Deux semaines avant la fin de la législature, Ecolo a quitté le gouvernement belge. Pour des raisons électoralistes, les accuse-t-on. Le dossier sur lequel s’est brisé le projet arc-en-ciel pose cependant des questions fondamentales.

Survoler en pleine nuit des quartiers résidentiels, est-ce bien raisonnable? Les habitants intra-muros de Paris ne se posent même pas cette question: le survol de la capitale est tout simplement interdit à toute l’aviation – de jour comme de nuit.

A Bruxelles les choses se présentent différemment: la capitale de la Belgique est soumise au va-et-vient des avions, d’autant plus que l’aéroport de Zaventem n’est pas très éloigné du centre ville. Une urbanisation à la hâte a fait en sorte que des zones d’habitation plus ou moins denses se trouvent tout autour. Mais pourquoi les résident-e-s s’en plaigneraient-ils-elles, sachant que leur lopin de terre était meilleur marché qu’ailleurs dans la région parce que, justement, il y avait cet aéroport tout proche?

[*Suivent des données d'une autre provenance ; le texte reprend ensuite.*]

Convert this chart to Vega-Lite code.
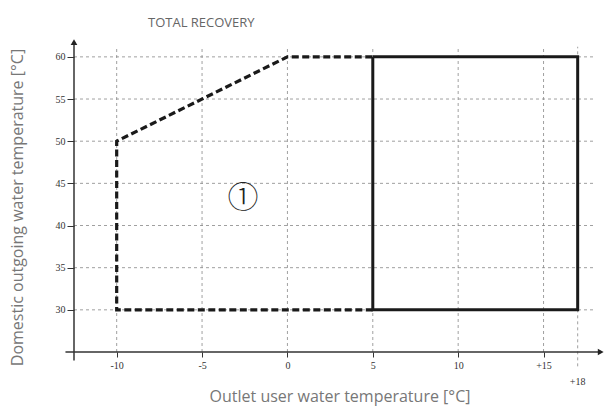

Ce qui a cependant changé ces derniers temps, c’est la fréquence des vols et notamment des vols de nuit. Lorsqu’en 1999, la ministre écolo des transports avait tout simplement interdit les vols de nuit à partir de Zaventem, elle fut vite rappelée à l’ordre par son premier ministre pour des raisons économiques: le coursier DHL, qui avait choisi Bruxelles comme plaque tournante en Europe, voulait plier bagage et s’orienter vers d’autres aéroports européens, tous à la recherche de clients prêt à contribuer au financement des infrastructures et de leur maintien coûteux.

C’est un des revers de la libéralisation en Europe: l’économique domine dorénavant le politique; aussi dans ce domaine-ci. Les coursiers, venant concurrencer les services postaux classiques, se veulent être plus rapides et moins chers. Alors que le service au client traditionnel des postes a diminué, les coursiers se font la concurrence sur les services rentables. Et la rapidité est un argument de taille, s’il s’agit de se différencier de son concurrent.

Si, autrefois, le courrier était essentiellement acheminé par les trains entre les grands centres urbains, ce sont aujourd’hui surtout les avions qui ont pris la relève. Plus efficaces, plus directs et donc plus rapides – oui, mais à quel prix?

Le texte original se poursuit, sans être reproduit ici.